Historical Perspective
The concept of confounding is not new and has been recognized in various contexts throughout history. However, in modern science and statistics, the idea has gained significant importance. Decades ago, researchers began to systematically address confounding through statistical methods. The terminology has also evolved, with "confounds" now often referred to as "confounders."
Methods to Account for Confounders
There are several methods to account for confounders in causal analysis:
Randomization
Randomization involves randomly assigning subjects to different groups to ensure that confounders are equally distributed across groups. This method aims to eliminate the influence of confounders, both known and unknown.
Rationale for Randomization
The rationale behind randomization is to control for confounders by balancing them across groups. This is particularly effective in large samples where the law of large numbers ensures that random assignment will likely create comparable groups.
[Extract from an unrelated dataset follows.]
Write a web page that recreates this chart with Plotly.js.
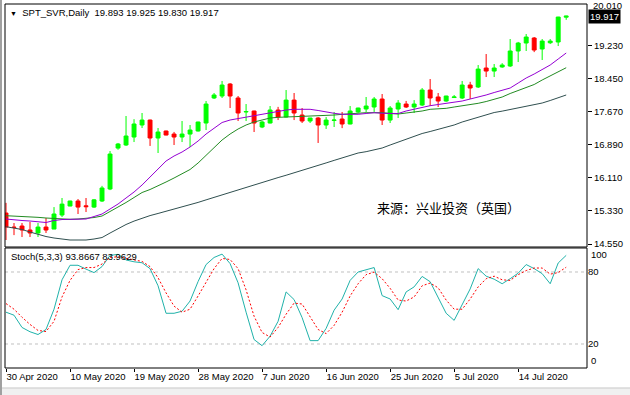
<!DOCTYPE html>
<html><head><meta charset="utf-8">
<script src="https://cdn.plot.ly/plotly-3.0.1.min.js"></script>
<style>html,body{margin:0;padding:0;background:#fff;}#chart{width:630px;height:395px;}</style>
</head><body><div id="chart"></div><script>
const dates = ['30 Apr 2020','1 May 2020','3 May 2020','4 May 2020','5 May 2020','6 May 2020','7 May 2020','8 May 2020','10 May 2020','11 May 2020','12 May 2020','13 May 2020','14 May 2020','15 May 2020','17 May 2020','18 May 2020','19 May 2020','20 May 2020','21 May 2020','22 May 2020','24 May 2020','25 May 2020','26 May 2020','27 May 2020','28 May 2020','29 May 2020','31 May 2020','1 Jun 2020','2 Jun 2020','3 Jun 2020','4 Jun 2020','5 Jun 2020','7 Jun 2020','8 Jun 2020','9 Jun 2020','10 Jun 2020','11 Jun 2020','12 Jun 2020','14 Jun 2020','15 Jun 2020','16 Jun 2020','17 Jun 2020','18 Jun 2020','19 Jun 2020','21 Jun 2020','22 Jun 2020','23 Jun 2020','24 Jun 2020','25 Jun 2020','26 Jun 2020','28 Jun 2020','29 Jun 2020','30 Jun 2020','1 Jul 2020','2 Jul 2020','3 Jul 2020','5 Jul 2020','6 Jul 2020','7 Jul 2020','8 Jul 2020','9 Jul 2020','10 Jul 2020','12 Jul 2020','13 Jul 2020','14 Jul 2020','15 Jul 2020','16 Jul 2020','17 Jul 2020','19 Jul 2020','20 Jul 2020','21 Jul 2020'];

const open  = [15.28,14.95,14.974,14.88,14.81,14.95,14.903,15.233,15.445,15.563,15.45,15.42,15.563,15.846,16.81,16.882,17.07,17.353,17.47,17.047,17.212,17.14,17.07,17.14,17.212,17.40,17.989,18.036,18.319,17.989,17.66,17.683,17.306,17.40,17.706,17.541,17.94,17.588,17.447,17.518,17.353,17.46,17.494,17.377,17.66,17.73,17.777,17.965,17.47,17.73,17.847,17.777,17.824,18.177,18.013,17.918,18.00,17.989,18.295,18.248,18.695,18.624,18.72,18.743,19.096,19.284,19.402,19.143,19.29,19.308,19.893];
const high  = [15.52,15.045,15.045,15.07,15.045,15.163,15.42,15.634,15.57,15.61,15.634,15.61,15.92,16.74,16.93,17.565,17.49,17.636,17.48,17.282,17.22,17.19,17.447,17.353,17.43,17.918,18.107,18.39,18.34,18.036,17.847,17.69,17.45,17.80,17.78,18.177,18.107,17.753,17.52,17.54,17.54,17.66,17.66,17.80,17.76,18.013,18.013,18.083,17.80,17.94,17.92,17.94,18.224,18.436,18.107,18.04,18.06,18.39,18.37,18.766,19.025,18.79,18.81,19.378,19.31,19.496,19.425,19.378,19.378,19.90,19.925];
const low   = [14.645,14.76,14.715,14.715,14.715,14.81,14.90,15.186,15.44,15.257,15.304,15.40,15.54,15.82,16.77,16.86,16.952,17.282,16.86,16.694,17.11,16.882,16.952,16.835,17.20,17.235,17.965,17.989,17.753,17.447,17.447,17.188,17.28,17.39,17.47,17.53,17.47,17.40,17.40,16.93,17.26,17.306,17.28,17.37,17.64,17.66,17.66,17.353,17.40,17.518,17.753,17.636,17.80,17.80,17.777,17.90,17.99,17.965,17.965,18.224,18.483,18.483,18.70,18.72,18.836,19.096,19.07,18.884,19.26,19.213,19.830];
const close = [14.95,14.94,14.88,14.81,14.95,14.88,15.257,15.49,15.563,15.42,15.43,15.59,15.87,16.67,16.906,17.094,17.377,17.47,17.047,17.188,17.117,17.07,17.14,17.235,17.424,17.847,18.06,18.295,18.036,17.636,17.67,17.40,17.424,17.706,17.541,17.94,17.636,17.447,17.518,17.353,17.47,17.47,17.377,17.683,17.753,17.80,17.965,17.47,17.753,17.87,17.777,17.847,18.177,17.989,17.918,18.036,18.013,18.295,18.224,18.67,18.624,18.695,18.766,19.096,19.284,19.425,19.119,19.33,19.33,19.896,19.917];

const maFast = [15.139,15.116,15.104,15.092,15.069,15.057,15.104,15.127,15.132,15.139,15.139,15.198,15.257,15.375,15.492,15.634,15.775,15.940,16.128,16.340,16.505,16.623,16.717,16.835,16.976,17.141,17.282,17.412,17.471,17.506,17.530,17.565,17.612,17.643,17.683,17.706,17.723,17.723,17.723,17.695,17.659,17.629,17.605,17.605,17.605,17.624,17.643,17.629,17.624,17.624,17.683,17.730,17.777,17.808,17.836,17.859,17.883,17.918,17.965,18.005,18.060,18.118,18.166,18.224,18.342,18.460,18.554,18.660,18.766,18.907,19.049];
const maMid  = [15.217,15.210,15.203,15.193,15.179,15.163,15.151,15.139,15.132,15.139,15.151,15.174,15.210,15.316,15.410,15.528,15.646,15.763,15.834,15.916,16.011,16.105,16.199,16.305,16.458,16.646,16.835,17.000,17.141,17.259,17.353,17.424,17.471,17.518,17.534,17.541,17.548,17.548,17.553,17.558,17.565,17.588,17.605,17.619,17.636,17.643,17.643,17.643,17.624,17.612,17.636,17.652,17.683,17.723,17.734,17.746,17.777,17.808,17.824,17.864,17.906,17.954,18.012,18.095,18.166,18.236,18.307,18.413,18.507,18.601,18.702];
const maSlow = [14.958,14.927,14.892,14.833,14.774,14.727,14.692,14.668,14.645,14.645,14.645,14.668,14.703,14.809,14.915,15.010,15.090,15.160,15.220,15.270,15.320,15.370,15.420,15.470,15.530,15.590,15.650,15.710,15.770,15.830,15.890,15.950,16.005,16.060,16.115,16.170,16.225,16.280,16.340,16.400,16.460,16.520,16.580,16.640,16.694,16.725,16.760,16.811,16.882,16.953,17.023,17.094,17.153,17.200,17.245,17.294,17.353,17.424,17.483,17.541,17.600,17.647,17.680,17.718,17.753,17.789,17.820,17.871,17.930,17.989,18.060];

const stochK = [46.5,44,33.8,30.2,27.9,32.1,49,73.5,85.6,85.6,82.4,79.5,84.5,93.8,94.7,90,88.5,87.7,82.8,68.5,45.6,45.6,47.3,55.8,72,86.2,92.1,94.9,87,71,46.5,23.7,18.6,26.5,38.9,63.4,57,42,22.8,22.8,33,48.2,57.5,73,80,81.6,83.7,60.3,57.5,48.6,63.4,67.6,76.3,71.9,58.9,45.6,39.7,53.3,65.9,82.8,76.5,74,70.2,74.4,79,86.2,82.8,78.6,70.2,87.5,93.8667];
const stochD = [53.7,49,42.3,36.3,31.3,30.4,38.9,59.2,73,82,83.7,83.7,86.6,92.1,92.7,91.3,90.4,88.8,84.5,75.2,62.6,51.6,46.5,49,60,71.4,82.8,91.3,90.4,82.8,65.1,43.1,29.6,25.8,33.8,44.8,54.1,53.3,42.3,32.1,28.7,35.5,46.5,60,70.2,77.8,79.9,74.4,66.4,56.6,55.8,59.2,68.5,70.8,66.8,56.6,49,49,57.5,67.6,74.4,76.5,73.5,73,77.8,81.2,83.3,83.3,78.2,79.5,83.9629];

const priceTicks = [14.55,15.33,16.11,16.89,17.67,18.45,19.23];
const priceTickText = ['14.550','15.330','16.110','16.890','17.670','18.450','19.230'];
const topPriceLabel = '20.010';
const dateTicks = ['30 Apr 2020','10 May 2020','19 May 2020','28 May 2020','7 Jun 2020','16 Jun 2020','25 Jun 2020','5 Jul 2020','14 Jul 2020'];
const stochLevels = [20, 80];
const lastPrice = 19.917;
const headerText = 'SPT_SVR,Daily  19.893 19.925 19.830 19.917';
const stochText = 'Stoch(5,3,3) 93.8667 83.9629';
const sourceText = '来源：兴业投资（英国）';

const FONT = 'Liberation Sans, Arial, sans-serif';
const traces = [
  {type:'candlestick', x:dates, open:open, high:high, low:low, close:close, xaxis:'x', yaxis:'y',
   increasing:{line:{color:'#00FF00', width:1}, fillcolor:'#00FF00'},
   decreasing:{line:{color:'#FF0000', width:1}, fillcolor:'#FF0000'},
   whiskerwidth:0, hoverinfo:'skip'},
  {type:'scatter', mode:'lines', x:dates, y:maSlow, line:{color:'#2F4F4F', width:1}, xaxis:'x', yaxis:'y', hoverinfo:'skip'},
  {type:'scatter', mode:'lines', x:dates, y:maMid, line:{color:'#228B22', width:1}, xaxis:'x', yaxis:'y', hoverinfo:'skip'},
  {type:'scatter', mode:'lines', x:dates, y:maFast, line:{color:'#9400D3', width:1}, xaxis:'x', yaxis:'y', hoverinfo:'skip'},
  {type:'scatter', mode:'lines', x:dates, y:stochK, line:{color:'#20B2AA', width:1}, xaxis:'x', yaxis:'y2', hoverinfo:'skip'},
  {type:'scatter', mode:'lines', x:dates, y:stochD, line:{color:'#FF0000', width:1, dash:'2px,2px'}, xaxis:'x', yaxis:'y2', hoverinfo:'skip'}
];

const mainDom = [0.3324, 1];
const stochDom = [0, 0.3297];
const shapes = [
  {type:'rect', xref:'paper', yref:'paper', x0:0, x1:1, y0:mainDom[0], y1:mainDom[1], line:{color:'#000', width:1}},
  {type:'rect', xref:'paper', yref:'paper', x0:0, x1:1, y0:stochDom[0], y1:stochDom[1], line:{color:'#000', width:1}},
  {type:'rect', xref:'paper', yref:'paper', x0:-0.0086, x1:1.0739, y0:-0.0742, y1:-0.0549, fillcolor:'#F0F0F0', line:{width:0}},
  {type:'line', xref:'paper', yref:'paper', x0:-0.0086, x1:1.0739, y0:-0.0549, y1:-0.0549, line:{color:'#C8C8C8', width:1}},
  {type:'line', xref:'paper', yref:'paper', x0:-0.0069, x1:-0.0069, y0:-0.0742, y1:1.011, line:{color:'#A0A0A0', width:2}}
];
stochLevels.forEach(v => shapes.push({type:'line', xref:'paper', yref:'y2', x0:0, x1:1, y0:v, y1:v, line:{color:'#C0C0C0', width:1, dash:'3px,3px'}, layer:'below'}));

const annotations = [
  {xref:'paper', yref:'paper', x:0.005, y:0.978, xanchor:'left', yanchor:'middle', showarrow:false,
   text:'<span style="font-size:7px">▼</span>  ' + headerText, font:{family:FONT, size:9.5, color:'#000'}},
  {xref:'paper', yref:'paper', x:0.0069, y:0.305, xanchor:'left', yanchor:'middle', showarrow:false,
   text:stochText, font:{family:FONT, size:9.5, color:'#000'}},
  {xref:'paper', yref:'paper', x:0.6357, y:0.4423, xanchor:'left', yanchor:'middle', showarrow:false,
   text:sourceText, font:{family:'Noto Sans CJK SC', size:13, color:'#000'}},
  {xref:'paper', yref:'paper', x:1, y:0.9958, xanchor:'left', yanchor:'middle', xshift:5, showarrow:false,
   text:topPriceLabel, borderpad:0, font:{family:FONT, size:9.5, color:'#000'}},
  {xref:'paper', yref:'y', x:1, y:lastPrice, xanchor:'left', yanchor:'middle', xshift:1, showarrow:false,
   text:lastPrice.toFixed(3), bgcolor:'#000', borderpad:1, font:{family:FONT, size:9.5, color:'#fff'}},
  {xref:'paper', yref:'y2', x:1, y:94.7, xanchor:'left', yanchor:'middle', xshift:2, showarrow:false,
   text:'100', font:{family:FONT, size:9.5, color:'#000'}},
  {xref:'paper', yref:'y2', x:1, y:5.9, xanchor:'left', yanchor:'middle', xshift:2, showarrow:false,
   text:'0', font:{family:FONT, size:9.5, color:'#000'}}
];

const layout = {
  width:630, height:395,
  margin:{l:5, r:43, t:4, b:27},
  paper_bgcolor:'#fff', plot_bgcolor:'#fff',
  showlegend:false, hovermode:false, dragmode:false,
  font:{family:FONT, size:9.5, color:'#000'},
  boxgap:0.3,
  xaxis:{type:'category', anchor:'y2', domain:[0,1], range:[-0.125, 72.6],
    tickmode:'array', tickvals:dateTicks, ticktext:dateTicks, ticks:'outside', ticklen:3, tickcolor:'#000',
    ticklabelposition:'outside right', showgrid:false, zeroline:false, showline:false,
    rangeslider:{visible:false}, fixedrange:true},
  yaxis:{domain:mainDom, side:'right', anchor:'x', range:[14.48, 20.203],
    tickmode:'array', tickvals:priceTicks, ticktext:priceTickText, ticks:'outside', ticklen:4, tickcolor:'#000',
    showgrid:false, zeroline:false, showline:false, fixedrange:true},
  yaxis2:{domain:stochDom, side:'right', anchor:'x', range:[0, 100],
    tickmode:'array', tickvals:stochLevels, ticktext:stochLevels.map(String), ticks:'',
    showgrid:false, zeroline:false, showline:false, fixedrange:true},
  shapes:shapes, annotations:annotations
};

Plotly.newPlot('chart', traces, layout, {staticPlot:true, displayModeBar:false});
</script></body></html>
Randomization in Small Samples
In studies with a small sample size (e.g., less than a dozen subjects), randomization may be less effective. The smaller the sample, the higher the likelihood that randomization will fail to balance confounders across groups. In such cases, other methods, such as matching or statistical controls, may be more appropriate.
Matching
Matching involves pairing subjects in the treatment and control groups based on similar values of confounding variables. This method ensures that the groups are comparable with respect to the confounders.
Statistical Controls
Statistical controls involve using regression models to adjust for the effects of confounders. By including confounders as covariates in the model, researchers can isolate the effect of the independent variable on the dependent variable.
Stratification
Stratification involves dividing the sample into subgroups based on the confounding variable and analyzing the association within each subgroup. This method allows researchers to examine the relationship between variables within homogeneous subgroups.
Statistical Power
Statistical power is the probability that a study will detect an effect if there is one to be detected. It depends on the sample size, effect size, significance level, and variability within the data.
Bayesian Analysis
Bayesian analysis is an approach to statistical inference that combines prior information with current data to update the probability of a hypothesis. Unlike traditional frequentist methods, which rely solely on the data at hand, Bayesian methods incorporate prior beliefs or knowledge into the analysis.
Bayesian Approach to Confounding
In the context of confounding, Bayesian analysis can be used to adjust for confounders by specifying prior distributions for the confounding variables. This allows researchers to incorporate prior knowledge about the relationships between variables and update these beliefs as new data become available.
Conclusion
Confounding is a critical issue in causal analysis that can lead to incorrect conclusions if not properly addressed. Various methods, such as randomization, matching, statistical controls, and stratification, can be used to account for confounders. Randomization is particularly effective in large samples but may be less useful in small samples. Understanding statistical power is essential for designing studies that can reliably detect effects. Bayesian analysis offers a flexible framework for incorporating prior knowledge and adjusting for confounders. By carefully considering and addressing confounding factors, researchers can improve the validity of their causal inferences.